My friends are the cat's meow and leaving them will be difficult. Pulling apart the bonds that have been tightening for 13 years, in some cases. Email and phone calls won't be the same as getting ready to go out, watching chick flicks and painting toenails. Well, there's three months more of that and seize it I will.


Ideas
11:28 AM | 2 comments

Another blogger posted about people who don't seem to outgrow the high school clique mentality, who continue to berate others based on such things as suggested promiscuity-even though they are lawyers, professionals. (See Opinionistas.com post entitled Sad).

We talked about how unfortunate this is. I related to her that this was my experience with people as well, and she returned that indeed, some people are not socialized beyond the locker hallways while others have successfully breached adulthood and maturity. (Maturity is in the eye of the beholder of course. I hold that maturity can still be maintained while making fart jokes wearing over-sized slippers and eating Trix, so long as it is succeeded by academic discussions of Foucault).

"Great minds discuss ideas. Average minds discuss events. Small minds discuss people."

That's Eleanor Roosevelt, she told me. I remember reading that before, albeit in the context of a lame high school seminar about achieving your dreams. Her words return to me quite timely and have become a mantra as I again reaffirm my resolution not to get caught up in the drama, the gossip, the high school-esque clichéd cattiness. It does follow us, oui?

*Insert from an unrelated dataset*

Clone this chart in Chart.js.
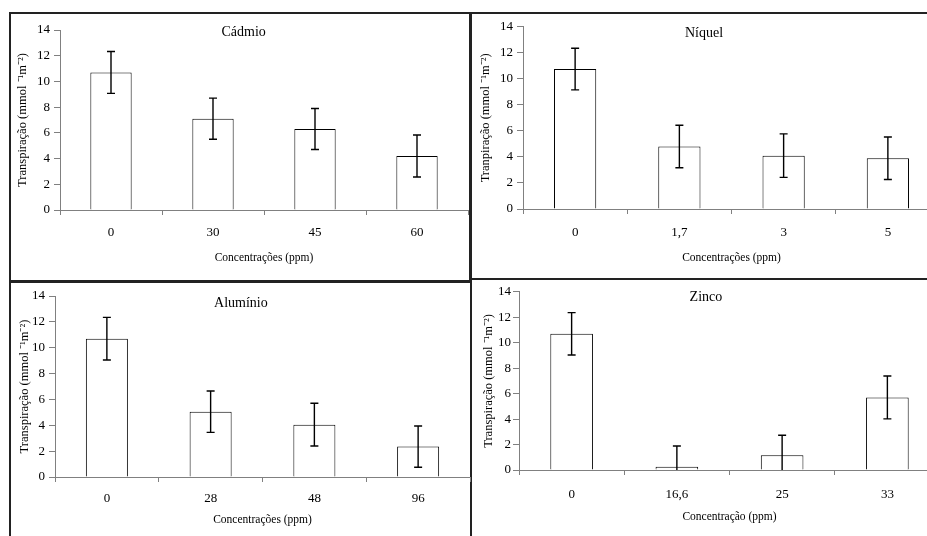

All to say, I am in a stage of redefining, evaluating, and adjusting-although what twentysomething is not? In the spirit of this blog's title, I find myself (my self I want to be) more apt to seizing opportunities and moments and joys rather than capitalize on openings, weak spots, entries into unproductive, soul-stifling gossip. Seizing the day, however, is quite hard to do when one is up to her cerebral input maximum equivalent of essays, presentations, papers. Lord willin' I'll get to the end of March with sanity intact, and, I pray, a little colour in my face, even if it is achieved waiting for the bus on the way to class.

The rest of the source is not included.